Iterate code points:
Python 3: for c in s
JavaScript: for (const c of s)
Java: s.codePoints().forEach(...)
Rust: for c in s.chars()
Go: for _, r := range s

18. Summary

Unicode and character encoding are foundational to working with text in software:

Encoding fundamentals:

  • ASCII: 7-bit, 128 characters
  • Unicode: Abstract code points (U+0000 to U+10FFFF)
  • UTF-8: Variable-width, ASCII-compatible, web standard
  • UTF-16: Fixed/variable, used in Windows/Java/JavaScript
  • UTF-32: Fixed-width, simple but wasteful

Complexity beyond code points:

  • Combining characters build graphemes
  • Emoji can be many code points
  • Normalization makes equivalent strings equal
  • Bidirectional text requires special handling

Best practices:

  • Always use UTF-8 for interchange
  • Be explicit about encoding at every boundary
  • Normalize consistently (NFC recommended)
  • Don’t assume string length means characters
  • Test with diverse international text

Common pitfalls:

  • Mojibake from encoding mismatch
  • Double encoding
  • Surrogate pair handling in UTF-16
  • Security issues with lookalike characters
  • Invisible characters in user input

Debugging checklist:

When you encounter text that looks wrong, work through this mental checklist. First, confirm the actual bytes on disk or in transit—hex dump the raw data rather than trusting what a text editor shows. Second, identify what encoding the producer intended versus what the consumer assumed. Third, check whether there’s an additional layer of encoding (like HTML entities on top of UTF-8). Fourth, examine whether the display font actually supports the glyphs in question. Fifth, verify that no intermediate system silently transcoded the data. This systematic approach resolves most encoding mysteries within minutes.
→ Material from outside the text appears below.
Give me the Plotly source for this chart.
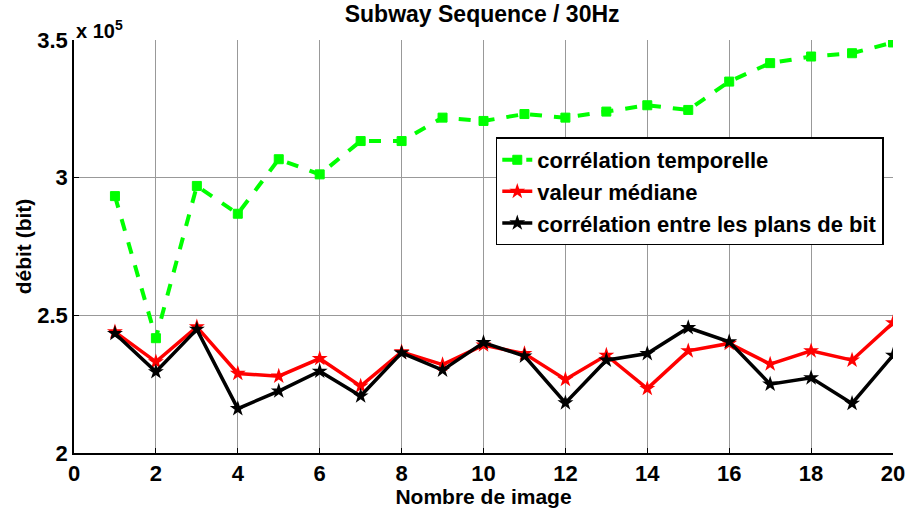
import plotly.graph_objects as go

images = list(range(1, 21))
temporelle = [2.933, 2.417, 2.970, 2.869, 3.067, 3.012, 3.133, 3.133, 3.218, 3.206,
              3.231, 3.218, 3.240, 3.263, 3.246, 3.349, 3.416, 3.440, 3.452, 3.491]
mediane = [2.440, 2.331, 2.458, 2.289, 2.279, 2.343, 2.243, 2.367, 2.321, 2.392,
           2.361, 2.267, 2.355, 2.234, 2.371, 2.398, 2.323, 2.371, 2.337, 2.473]
plans_bit = [2.434, 2.295, 2.449, 2.161, 2.225, 2.297, 2.207, 2.364, 2.301, 2.401,
             2.352, 2.182, 2.337, 2.361, 2.455, 2.404, 2.250, 2.273, 2.180, 2.355]
scale = 1e5
temporelle = [v * scale for v in temporelle]
mediane = [v * scale for v in mediane]
plans_bit = [v * scale for v in plans_bit]

x_ticks = [0, 2, 4, 6, 8, 10, 12, 14, 16, 18, 20]
y_ticks = [2e5, 2.5e5, 3e5, 3.5e5]
y_ticktext = ["2", "2.5", "3", "3.5"]

fig = go.Figure()
fig.add_trace(go.Scatter(
    x=images, y=temporelle, name="corrélation temporelle", mode="lines+markers",
    line=dict(color="#00ff00", width=4, dash="dash"),
    marker=dict(symbol="square", size=9, color="#00ff00",
                line=dict(color="#00ff00", width=1))))
fig.add_trace(go.Scatter(
    x=images, y=mediane, name="valeur médiane", mode="lines+markers",
    line=dict(color="#ff0000", width=3.5),
    marker=dict(symbol="star", size=12, color="#ff0000")))
fig.add_trace(go.Scatter(
    x=images, y=plans_bit, name="corrélation entre les plans de bit", mode="lines+markers",
    line=dict(color="#000000", width=3.5),
    marker=dict(symbol="star", size=12, color="#000000")))

fam = "Liberation Sans, Arial, sans-serif"
bold = dict(family=fam, color="black", weight="bold")
fig.update_layout(
    width=908, height=508,
    margin=dict(l=74, r=15, t=40, b=55),
    paper_bgcolor="white", plot_bgcolor="white",
    font=dict(family=fam, color="black"),
    title=dict(text="Subway Sequence / 30Hz", x=0.531, xanchor="center",
               y=0.972, yanchor="middle", font=dict(size=23, **bold)),
    showlegend=True,
    legend=dict(x=0.515, y=0.764, xanchor="left", yanchor="top",
                bgcolor="white", bordercolor="black", borderwidth=1.5,
                font=dict(size=22, **bold), tracegroupgap=0,
                itemwidth=30),
    xaxis=dict(range=[0, 20], tickvals=x_ticks, showgrid=True, gridcolor="#999999",
               gridwidth=1, zeroline=False, showline=True, linecolor="black",
               linewidth=1.5, ticks="inside", ticklen=5, tickcolor="black",
               tickfont=dict(size=22, **bold), automargin=False,
               title=dict(text="Nombre de image", font=dict(size=21, **bold), standoff=0)),
    yaxis=dict(range=[2e5, 3.5e5], tickvals=y_ticks, ticktext=y_ticktext, showgrid=True,
               gridcolor="#999999", gridwidth=1, zeroline=False, showline=True,
               linecolor="black", linewidth=1.5, ticks="inside", ticklen=5,
               tickcolor="black", tickfont=dict(size=22, **bold), automargin=False,
               title=dict(text="débit (bit)", font=dict(size=21, **bold), standoff=0)),
)
fig.add_annotation(text="x 10<sup>5</sup>", xref="paper", yref="paper",
                   x=0.0, y=1.0, xanchor="left", yanchor="bottom", showarrow=False,
                   font=dict(size=20, **bold), yshift=-4)
fig.write_html("out.html")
Understanding text encoding deeply will save you countless hours of debugging mysterious “character” bugs. The journey from telegraph codes through ASCII’s pragmatic 7 bits to Unicode’s comprehensive code space reflects humanity’s expanding need to communicate across linguistic boundaries. Today’s systems inherit layers of historical compromise, but UTF-8 provides a clean path forward. The systems are complex, but the core principles are learnable. When in doubt, use UTF-8, normalize to NFC, and test with real multilingual data. Your future self—and your international users—will thank you for taking the time to understand these fundamentals properly.